The framework can automatically spawn isolated Kali Linux containers for scanning, vulnerability assessment, and exploitation, then destroy those containers after 24 hours. Researchers note that the ephemeral lifecycle, randomized SSH ports, and automated cleanup make these containers harder to detect, complicating forensic investigations and attribution.
Villager uses a FastAPI-based interface for tasking and a Pydantic-backed AI agent platform for normalizing outputs, allowing the system to orchestrate complex offensive chains through natural language objectives rather than fixed scripts.
Troubling inclusions, RAT functionality and known hacktool integrations
Analysis of Cyberspike offerings shows included plugins with remote access tool (RAT) capabilities, such as remote desktop control, keystroke logging, webcam hijacking, and Discord account compromise. These components resemble features seen in known RAT families, including AsyncRAT, and demonstrate integration with classic offensive utilities like Mimikatz. Straiker researchers point out that Cyberspike effectively repackaged existing hacktools into a turnkey product that could be used for both legitimate red teams and illicit operations.

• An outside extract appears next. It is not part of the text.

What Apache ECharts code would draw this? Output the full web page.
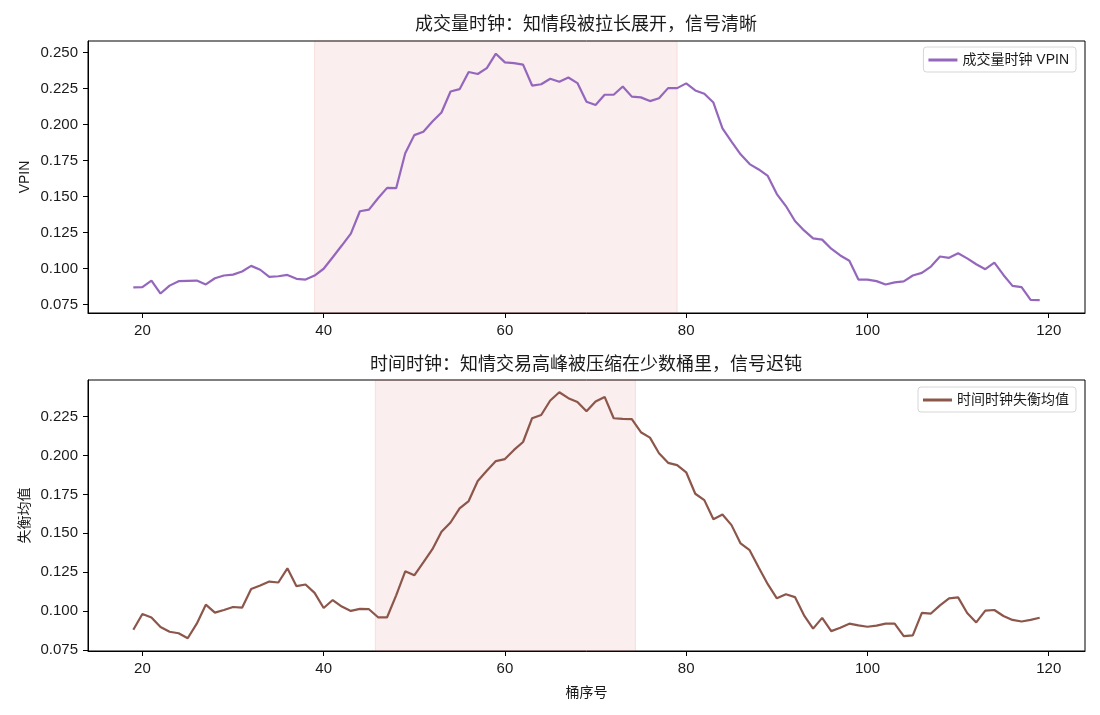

Security implications, what defenders should watch for
Villager’s task-based AI orchestration lowers the skill threshold for advanced attacks, enabling broader exploitation at higher speed. Security teams should be prepared for an increase in automated reconnaissance, more frequent exploit attempts, and stealthier post-exploitation activity. Enhanced detection of ephemeral containerized attacks, stricter network telemetry, and rapid correlation of indicators of compromise (IOCs) will be critical to reduce impact and improve attribution.
Broader context, GenAI and offensive tooling
The emergence of Villager follows other reports of nascent AI-assisted offensive tools, such as HexStrike AI, which threat actors have tried to exploit. Generative AI is increasingly used across attack chains, offering scalability and speed to adversaries. The community must balance legitimate uses of AI in security testing with robust safeguards, monitoring, and legal controls to prevent misuse.
Conclusion, balance and vigilance
Villager represents a significant step in AI-assisted offensive tooling, offering automation that can improve red teaming efficiency, but which simultaneously raises the risk of widespread abuse. Organizations, defenders, and platform maintainers should monitor PyPI packages, scrutinize dependencies, and enhance detection capabilities, to ensure that legitimate security testing does not become the foundation for large-scale malicious campaigns.